Dataset rows
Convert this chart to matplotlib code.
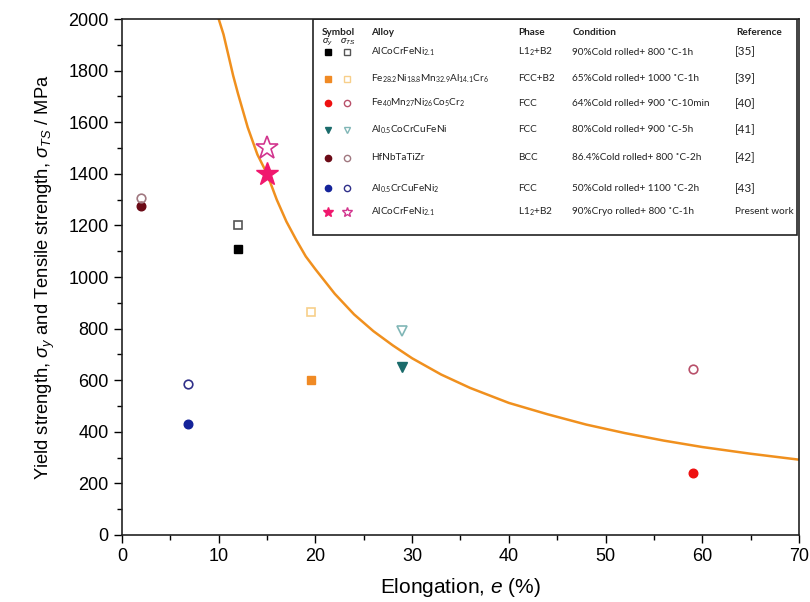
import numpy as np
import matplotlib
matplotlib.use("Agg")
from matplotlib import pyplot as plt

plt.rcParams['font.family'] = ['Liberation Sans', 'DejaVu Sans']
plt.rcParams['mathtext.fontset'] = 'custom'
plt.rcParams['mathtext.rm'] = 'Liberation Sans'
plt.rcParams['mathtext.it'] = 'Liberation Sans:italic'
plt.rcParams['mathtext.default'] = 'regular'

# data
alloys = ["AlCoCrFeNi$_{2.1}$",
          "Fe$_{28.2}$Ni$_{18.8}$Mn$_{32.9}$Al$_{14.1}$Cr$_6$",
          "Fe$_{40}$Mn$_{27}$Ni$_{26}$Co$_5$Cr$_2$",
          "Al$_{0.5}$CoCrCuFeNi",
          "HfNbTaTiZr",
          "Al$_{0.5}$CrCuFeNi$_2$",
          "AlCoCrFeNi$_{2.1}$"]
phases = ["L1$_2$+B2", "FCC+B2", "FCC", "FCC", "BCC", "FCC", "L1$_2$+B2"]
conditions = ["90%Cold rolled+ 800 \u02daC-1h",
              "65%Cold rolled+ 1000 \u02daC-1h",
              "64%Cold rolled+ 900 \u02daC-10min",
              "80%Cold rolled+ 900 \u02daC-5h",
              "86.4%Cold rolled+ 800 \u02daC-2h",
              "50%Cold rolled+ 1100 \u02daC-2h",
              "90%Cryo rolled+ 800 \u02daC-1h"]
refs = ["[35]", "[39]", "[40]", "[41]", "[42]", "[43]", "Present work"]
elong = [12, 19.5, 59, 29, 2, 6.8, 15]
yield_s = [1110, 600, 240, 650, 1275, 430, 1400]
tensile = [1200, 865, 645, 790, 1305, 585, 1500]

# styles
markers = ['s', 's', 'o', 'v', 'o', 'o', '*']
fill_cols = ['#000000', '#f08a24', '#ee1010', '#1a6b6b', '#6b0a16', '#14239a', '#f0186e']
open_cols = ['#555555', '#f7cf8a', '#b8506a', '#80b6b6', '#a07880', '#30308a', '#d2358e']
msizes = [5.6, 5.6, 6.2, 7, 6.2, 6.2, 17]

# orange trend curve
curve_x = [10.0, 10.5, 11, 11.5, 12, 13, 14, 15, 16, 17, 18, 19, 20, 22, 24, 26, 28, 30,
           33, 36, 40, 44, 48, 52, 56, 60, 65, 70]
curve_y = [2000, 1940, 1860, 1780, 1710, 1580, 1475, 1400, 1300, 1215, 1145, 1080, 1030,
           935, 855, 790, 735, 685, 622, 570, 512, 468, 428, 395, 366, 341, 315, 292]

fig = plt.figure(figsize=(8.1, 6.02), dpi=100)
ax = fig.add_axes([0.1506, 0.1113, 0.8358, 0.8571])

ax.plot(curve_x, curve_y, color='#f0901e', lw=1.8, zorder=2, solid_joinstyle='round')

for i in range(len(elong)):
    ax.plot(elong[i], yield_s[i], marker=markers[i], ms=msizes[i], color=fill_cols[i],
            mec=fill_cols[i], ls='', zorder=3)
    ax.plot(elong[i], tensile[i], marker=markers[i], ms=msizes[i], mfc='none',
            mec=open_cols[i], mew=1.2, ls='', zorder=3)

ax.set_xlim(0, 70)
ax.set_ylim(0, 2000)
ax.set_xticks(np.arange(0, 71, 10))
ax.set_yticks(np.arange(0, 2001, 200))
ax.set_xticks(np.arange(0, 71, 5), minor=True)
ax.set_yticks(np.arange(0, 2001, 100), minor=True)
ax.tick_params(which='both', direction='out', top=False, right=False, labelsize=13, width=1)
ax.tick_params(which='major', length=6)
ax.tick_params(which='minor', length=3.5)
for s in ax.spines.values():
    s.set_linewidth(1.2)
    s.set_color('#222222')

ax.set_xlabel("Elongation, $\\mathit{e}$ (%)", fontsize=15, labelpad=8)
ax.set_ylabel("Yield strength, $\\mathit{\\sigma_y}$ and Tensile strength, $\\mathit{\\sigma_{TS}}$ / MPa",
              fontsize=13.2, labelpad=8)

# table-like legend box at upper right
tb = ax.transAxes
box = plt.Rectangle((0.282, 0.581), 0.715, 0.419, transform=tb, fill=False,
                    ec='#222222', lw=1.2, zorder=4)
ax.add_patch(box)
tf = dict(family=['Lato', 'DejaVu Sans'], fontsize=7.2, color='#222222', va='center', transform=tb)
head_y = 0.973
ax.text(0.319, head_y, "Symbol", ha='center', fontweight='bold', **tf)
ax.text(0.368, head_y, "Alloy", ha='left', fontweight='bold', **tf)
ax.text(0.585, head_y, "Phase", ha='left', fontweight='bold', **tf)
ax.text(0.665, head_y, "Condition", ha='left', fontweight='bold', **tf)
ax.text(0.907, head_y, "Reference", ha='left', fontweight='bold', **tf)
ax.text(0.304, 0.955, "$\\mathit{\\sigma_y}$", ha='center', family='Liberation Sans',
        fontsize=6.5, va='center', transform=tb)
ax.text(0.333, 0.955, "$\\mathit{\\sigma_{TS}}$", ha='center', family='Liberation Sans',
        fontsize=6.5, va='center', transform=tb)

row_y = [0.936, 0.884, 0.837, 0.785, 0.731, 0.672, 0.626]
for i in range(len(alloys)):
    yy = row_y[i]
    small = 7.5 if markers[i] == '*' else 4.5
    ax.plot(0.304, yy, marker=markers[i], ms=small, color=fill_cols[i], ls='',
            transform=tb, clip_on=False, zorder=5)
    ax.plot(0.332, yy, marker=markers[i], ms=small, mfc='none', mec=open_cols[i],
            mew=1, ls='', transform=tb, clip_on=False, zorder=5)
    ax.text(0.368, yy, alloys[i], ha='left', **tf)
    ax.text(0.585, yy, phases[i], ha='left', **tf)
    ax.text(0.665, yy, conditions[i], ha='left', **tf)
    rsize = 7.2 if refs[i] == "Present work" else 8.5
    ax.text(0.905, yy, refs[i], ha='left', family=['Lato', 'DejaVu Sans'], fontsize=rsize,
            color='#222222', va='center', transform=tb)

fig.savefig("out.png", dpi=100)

...

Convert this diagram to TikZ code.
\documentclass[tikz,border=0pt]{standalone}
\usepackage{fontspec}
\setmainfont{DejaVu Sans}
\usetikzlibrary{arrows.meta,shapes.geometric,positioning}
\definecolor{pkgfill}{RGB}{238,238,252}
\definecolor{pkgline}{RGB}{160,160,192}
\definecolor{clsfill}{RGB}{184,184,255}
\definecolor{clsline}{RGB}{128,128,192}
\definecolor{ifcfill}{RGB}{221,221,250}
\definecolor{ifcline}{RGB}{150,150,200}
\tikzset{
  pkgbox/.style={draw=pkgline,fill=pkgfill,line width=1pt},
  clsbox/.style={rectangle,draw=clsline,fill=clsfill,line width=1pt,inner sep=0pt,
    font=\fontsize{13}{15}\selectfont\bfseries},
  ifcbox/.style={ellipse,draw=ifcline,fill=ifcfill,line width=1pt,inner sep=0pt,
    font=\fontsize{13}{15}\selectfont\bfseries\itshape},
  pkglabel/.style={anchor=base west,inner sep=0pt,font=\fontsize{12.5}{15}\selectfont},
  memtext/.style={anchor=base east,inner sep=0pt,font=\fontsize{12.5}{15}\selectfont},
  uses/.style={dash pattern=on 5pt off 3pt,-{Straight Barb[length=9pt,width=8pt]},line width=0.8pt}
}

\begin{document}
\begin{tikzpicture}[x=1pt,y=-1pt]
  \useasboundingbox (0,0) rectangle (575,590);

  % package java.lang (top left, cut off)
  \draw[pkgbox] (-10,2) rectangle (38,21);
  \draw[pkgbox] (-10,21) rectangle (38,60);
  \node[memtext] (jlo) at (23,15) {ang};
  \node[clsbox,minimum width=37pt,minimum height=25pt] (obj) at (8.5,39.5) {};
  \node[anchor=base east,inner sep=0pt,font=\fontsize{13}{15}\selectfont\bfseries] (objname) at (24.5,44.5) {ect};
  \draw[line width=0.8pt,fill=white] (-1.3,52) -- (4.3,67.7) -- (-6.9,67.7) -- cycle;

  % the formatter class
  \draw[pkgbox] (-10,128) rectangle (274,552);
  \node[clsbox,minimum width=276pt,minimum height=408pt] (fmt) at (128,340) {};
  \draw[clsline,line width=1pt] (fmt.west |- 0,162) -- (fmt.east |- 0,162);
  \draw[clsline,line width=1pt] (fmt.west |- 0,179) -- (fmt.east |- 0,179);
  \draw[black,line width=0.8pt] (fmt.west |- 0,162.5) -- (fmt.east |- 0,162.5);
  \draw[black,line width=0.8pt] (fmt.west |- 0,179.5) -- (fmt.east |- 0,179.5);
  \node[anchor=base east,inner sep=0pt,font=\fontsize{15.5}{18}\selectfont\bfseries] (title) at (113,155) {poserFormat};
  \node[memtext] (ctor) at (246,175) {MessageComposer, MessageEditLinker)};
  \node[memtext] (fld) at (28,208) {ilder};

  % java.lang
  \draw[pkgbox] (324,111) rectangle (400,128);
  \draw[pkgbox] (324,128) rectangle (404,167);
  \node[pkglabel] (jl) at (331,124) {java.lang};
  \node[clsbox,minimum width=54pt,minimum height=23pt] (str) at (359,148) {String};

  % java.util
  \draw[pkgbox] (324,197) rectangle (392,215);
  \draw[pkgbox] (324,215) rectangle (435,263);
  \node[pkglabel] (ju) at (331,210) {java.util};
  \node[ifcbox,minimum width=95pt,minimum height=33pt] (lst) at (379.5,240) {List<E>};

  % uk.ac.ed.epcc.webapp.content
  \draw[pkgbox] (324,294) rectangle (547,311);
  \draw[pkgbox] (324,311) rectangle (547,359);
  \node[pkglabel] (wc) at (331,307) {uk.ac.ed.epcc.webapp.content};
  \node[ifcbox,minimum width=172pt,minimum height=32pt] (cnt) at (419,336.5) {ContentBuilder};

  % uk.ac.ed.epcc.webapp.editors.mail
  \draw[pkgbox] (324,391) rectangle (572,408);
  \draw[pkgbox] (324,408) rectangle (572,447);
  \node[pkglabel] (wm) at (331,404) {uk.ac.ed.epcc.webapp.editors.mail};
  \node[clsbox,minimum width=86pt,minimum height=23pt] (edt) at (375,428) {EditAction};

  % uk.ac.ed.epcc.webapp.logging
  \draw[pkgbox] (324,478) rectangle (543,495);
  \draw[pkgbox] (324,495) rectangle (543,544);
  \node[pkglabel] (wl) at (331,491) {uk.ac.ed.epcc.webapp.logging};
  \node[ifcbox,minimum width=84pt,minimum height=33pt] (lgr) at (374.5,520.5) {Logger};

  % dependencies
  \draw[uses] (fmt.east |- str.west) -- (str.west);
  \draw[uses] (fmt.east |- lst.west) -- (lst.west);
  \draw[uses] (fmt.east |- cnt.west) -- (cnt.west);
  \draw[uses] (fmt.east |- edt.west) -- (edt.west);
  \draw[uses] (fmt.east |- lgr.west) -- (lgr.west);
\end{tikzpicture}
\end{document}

§ Task requirements:
Only the lines from the one bearing "Convert this chart to matplotlib code." to the one bearing "from matplotlib import pyplot as plt", both included, should be restated word for word, with pictures left out.

§ Correct output:
Convert this chart to matplotlib code.
import numpy as np
import matplotlib
matplotlib.use("Agg")
from matplotlib import pyplot as plt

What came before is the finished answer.